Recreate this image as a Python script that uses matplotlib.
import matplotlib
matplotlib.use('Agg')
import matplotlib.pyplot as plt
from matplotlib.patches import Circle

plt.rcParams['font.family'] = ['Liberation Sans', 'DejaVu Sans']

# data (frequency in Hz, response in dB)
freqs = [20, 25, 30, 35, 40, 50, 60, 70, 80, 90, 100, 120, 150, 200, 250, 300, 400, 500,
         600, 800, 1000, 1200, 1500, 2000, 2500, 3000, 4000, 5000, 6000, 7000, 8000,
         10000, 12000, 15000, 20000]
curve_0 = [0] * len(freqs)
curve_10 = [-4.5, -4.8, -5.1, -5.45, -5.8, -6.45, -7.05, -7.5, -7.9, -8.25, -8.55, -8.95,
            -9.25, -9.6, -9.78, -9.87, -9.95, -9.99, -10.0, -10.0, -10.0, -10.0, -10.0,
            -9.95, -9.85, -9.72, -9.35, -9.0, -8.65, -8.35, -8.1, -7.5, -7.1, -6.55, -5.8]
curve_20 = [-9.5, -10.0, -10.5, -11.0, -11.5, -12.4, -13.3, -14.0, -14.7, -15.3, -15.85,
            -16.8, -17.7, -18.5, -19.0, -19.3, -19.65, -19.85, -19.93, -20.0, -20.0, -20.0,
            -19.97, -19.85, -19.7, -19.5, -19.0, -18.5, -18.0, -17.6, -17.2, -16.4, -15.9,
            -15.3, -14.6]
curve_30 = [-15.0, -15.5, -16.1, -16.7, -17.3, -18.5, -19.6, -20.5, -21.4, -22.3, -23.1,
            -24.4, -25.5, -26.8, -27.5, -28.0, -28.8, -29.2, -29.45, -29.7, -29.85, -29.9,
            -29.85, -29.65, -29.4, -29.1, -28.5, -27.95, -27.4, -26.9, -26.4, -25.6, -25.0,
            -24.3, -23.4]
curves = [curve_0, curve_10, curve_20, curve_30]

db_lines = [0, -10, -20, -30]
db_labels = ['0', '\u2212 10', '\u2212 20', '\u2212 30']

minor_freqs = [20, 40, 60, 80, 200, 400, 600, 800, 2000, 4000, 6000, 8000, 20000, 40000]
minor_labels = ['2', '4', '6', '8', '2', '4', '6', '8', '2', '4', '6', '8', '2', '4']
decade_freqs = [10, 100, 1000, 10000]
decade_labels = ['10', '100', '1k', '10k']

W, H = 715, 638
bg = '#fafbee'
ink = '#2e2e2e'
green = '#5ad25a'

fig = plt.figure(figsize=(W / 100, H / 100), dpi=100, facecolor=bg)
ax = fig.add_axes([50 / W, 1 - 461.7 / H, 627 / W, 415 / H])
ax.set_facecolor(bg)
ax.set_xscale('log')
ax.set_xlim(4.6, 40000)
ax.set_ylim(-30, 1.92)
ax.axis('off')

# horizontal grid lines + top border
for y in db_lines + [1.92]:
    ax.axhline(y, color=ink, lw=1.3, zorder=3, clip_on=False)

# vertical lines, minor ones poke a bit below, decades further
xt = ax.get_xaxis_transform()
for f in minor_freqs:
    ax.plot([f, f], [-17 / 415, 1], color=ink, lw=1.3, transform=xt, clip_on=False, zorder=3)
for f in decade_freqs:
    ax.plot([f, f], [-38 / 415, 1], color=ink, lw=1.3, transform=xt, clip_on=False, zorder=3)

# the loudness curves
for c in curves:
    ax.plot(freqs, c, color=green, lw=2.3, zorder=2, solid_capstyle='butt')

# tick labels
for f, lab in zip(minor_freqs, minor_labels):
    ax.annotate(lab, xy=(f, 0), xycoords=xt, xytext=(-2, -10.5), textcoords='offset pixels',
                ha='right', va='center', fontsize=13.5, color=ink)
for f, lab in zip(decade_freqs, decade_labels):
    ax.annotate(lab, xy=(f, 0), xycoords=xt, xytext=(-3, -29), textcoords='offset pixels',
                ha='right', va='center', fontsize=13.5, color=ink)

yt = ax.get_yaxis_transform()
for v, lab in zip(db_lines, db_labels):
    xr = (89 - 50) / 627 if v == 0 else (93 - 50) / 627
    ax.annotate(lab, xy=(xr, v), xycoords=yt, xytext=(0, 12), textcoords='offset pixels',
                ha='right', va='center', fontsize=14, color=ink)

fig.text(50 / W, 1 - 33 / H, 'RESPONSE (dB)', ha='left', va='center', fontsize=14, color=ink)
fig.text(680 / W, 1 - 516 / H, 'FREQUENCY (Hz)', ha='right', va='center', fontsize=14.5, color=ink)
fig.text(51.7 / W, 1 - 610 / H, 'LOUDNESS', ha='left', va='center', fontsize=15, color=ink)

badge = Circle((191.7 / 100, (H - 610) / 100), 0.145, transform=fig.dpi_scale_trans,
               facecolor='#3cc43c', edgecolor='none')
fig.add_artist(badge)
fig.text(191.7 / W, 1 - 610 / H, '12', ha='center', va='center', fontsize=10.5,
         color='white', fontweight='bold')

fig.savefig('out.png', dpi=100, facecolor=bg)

- - - - - - -

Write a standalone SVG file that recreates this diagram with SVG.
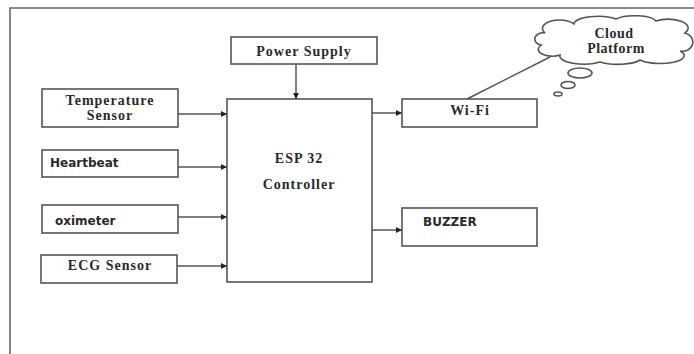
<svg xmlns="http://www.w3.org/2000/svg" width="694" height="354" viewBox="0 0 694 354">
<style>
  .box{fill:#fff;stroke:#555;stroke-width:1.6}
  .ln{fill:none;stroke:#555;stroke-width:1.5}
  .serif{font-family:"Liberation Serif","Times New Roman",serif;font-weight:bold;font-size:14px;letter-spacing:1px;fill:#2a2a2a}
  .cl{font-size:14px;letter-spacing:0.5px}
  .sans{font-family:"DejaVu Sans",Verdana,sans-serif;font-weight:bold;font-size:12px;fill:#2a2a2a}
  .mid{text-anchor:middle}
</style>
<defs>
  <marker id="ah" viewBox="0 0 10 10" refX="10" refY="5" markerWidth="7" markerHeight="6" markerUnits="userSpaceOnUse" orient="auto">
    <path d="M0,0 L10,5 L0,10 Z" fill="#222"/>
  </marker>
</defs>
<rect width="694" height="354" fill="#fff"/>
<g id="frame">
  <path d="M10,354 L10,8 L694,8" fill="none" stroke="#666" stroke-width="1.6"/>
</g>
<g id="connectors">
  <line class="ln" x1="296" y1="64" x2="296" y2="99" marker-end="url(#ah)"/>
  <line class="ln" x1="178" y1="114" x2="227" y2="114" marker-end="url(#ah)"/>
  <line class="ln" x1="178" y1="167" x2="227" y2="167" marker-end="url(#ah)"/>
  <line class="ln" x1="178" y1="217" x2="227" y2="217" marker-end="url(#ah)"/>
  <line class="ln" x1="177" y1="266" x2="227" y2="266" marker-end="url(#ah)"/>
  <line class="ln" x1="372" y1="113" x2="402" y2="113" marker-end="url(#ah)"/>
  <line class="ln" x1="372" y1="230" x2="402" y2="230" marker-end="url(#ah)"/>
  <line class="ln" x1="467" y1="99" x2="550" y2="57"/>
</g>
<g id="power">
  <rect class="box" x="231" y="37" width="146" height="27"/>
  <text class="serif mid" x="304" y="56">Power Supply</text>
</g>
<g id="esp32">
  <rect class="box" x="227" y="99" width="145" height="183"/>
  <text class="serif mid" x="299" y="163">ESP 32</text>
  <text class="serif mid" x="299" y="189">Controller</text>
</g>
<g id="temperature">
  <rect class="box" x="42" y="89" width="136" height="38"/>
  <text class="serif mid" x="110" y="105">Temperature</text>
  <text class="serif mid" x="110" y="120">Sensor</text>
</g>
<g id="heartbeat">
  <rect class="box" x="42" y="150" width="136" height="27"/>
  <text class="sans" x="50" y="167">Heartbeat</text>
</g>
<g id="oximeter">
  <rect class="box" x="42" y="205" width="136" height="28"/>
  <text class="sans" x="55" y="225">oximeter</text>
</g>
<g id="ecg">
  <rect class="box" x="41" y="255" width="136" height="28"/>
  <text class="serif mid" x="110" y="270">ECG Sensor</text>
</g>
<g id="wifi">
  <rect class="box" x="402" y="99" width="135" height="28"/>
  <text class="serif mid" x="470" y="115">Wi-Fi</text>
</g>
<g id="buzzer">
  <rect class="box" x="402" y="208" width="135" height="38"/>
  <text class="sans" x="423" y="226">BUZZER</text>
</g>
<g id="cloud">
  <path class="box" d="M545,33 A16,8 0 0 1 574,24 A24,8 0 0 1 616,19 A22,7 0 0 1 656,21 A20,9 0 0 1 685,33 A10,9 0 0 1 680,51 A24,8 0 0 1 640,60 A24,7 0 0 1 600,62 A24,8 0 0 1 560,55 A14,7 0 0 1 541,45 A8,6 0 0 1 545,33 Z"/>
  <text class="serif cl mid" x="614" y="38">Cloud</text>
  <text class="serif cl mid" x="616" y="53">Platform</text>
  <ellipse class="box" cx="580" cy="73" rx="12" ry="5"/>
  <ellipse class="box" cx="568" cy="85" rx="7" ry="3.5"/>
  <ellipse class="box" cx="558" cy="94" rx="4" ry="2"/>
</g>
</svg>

- - - - - - -

REQUIREMENTS
Copy every line of the records above that holds the word "matplotlib".

ANSWER FOR THE TASK
Recreate this image as a Python script that uses matplotlib.
import matplotlib
matplotlib.use('Agg')
import matplotlib.pyplot as plt
from matplotlib.patches import Circle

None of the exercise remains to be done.